Il compenso minimo. Per l’anno 2016, l’importo minimo di contributi che il lavoratore iscritto alla Gestione separata deve pagare per avere un anno o un mese di «accredito contributivo» sale rispettivamente a:
- euro 4.317,67 (4.205,52 ai fini pensionistici) se paga l’aliquota del 27,72% (professionisti senza cassa);
- euro 4.940,71 (4.828,56 euro ai fini pensionistici) se paga l’aliquota del 31,72%;
- euro 3.738,24 (tutto a fini pensionistici) se paga l’aliquota del 24%.
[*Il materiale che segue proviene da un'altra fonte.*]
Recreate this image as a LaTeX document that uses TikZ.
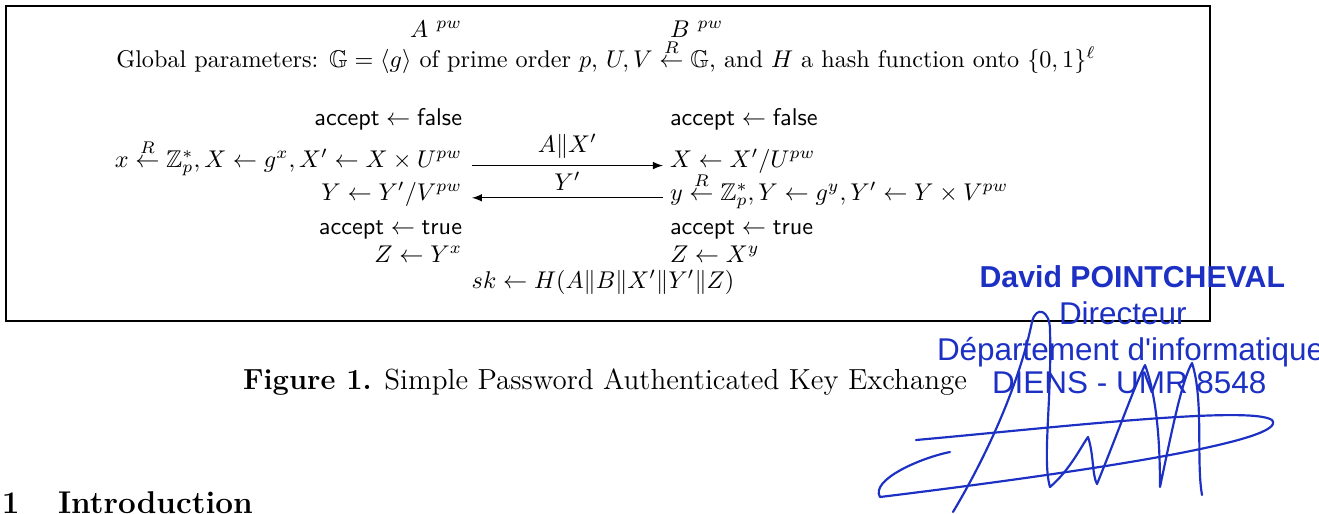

Ciò significa che l’Inps, in presenza di un versamento di contributi per l’anno 2016 pari almeno a quei limiti (4.318 euro ovvero 3.941 euro ovvero 3738 euro) accrediterà un anno intero di contributi; mentre in presenza di un versamento di contributi inferiore alle predette soglie accrediterà tanti mesi quante volte l’importo minimo mensile (359,81 euro ovvero 411,73 euro ovvero 311,52 euro) entra nell’importo di contributi versati.
Tradotto in termini di compensi, per raggiungere il versamento minimo che permette di ottenere un anno di accredito di contributi, nel 2016 il lavoratore dovrà guadagnare almeno 15.576 euro ossia 1.298 euro mensili. In base a questo meccanismo, il collaboratore che guadagna la metà, ossia 650 euro al mese (7.800 euro l’anno), dovrà lavorare due anni per avere dall’Inps il riconoscimento di un anno di contributi utili ai fini della pensione e di ogni altra prestazione cui sia richiesto un requisito di contribuzione (per esempio l’una tantum in caso di disoccupazione).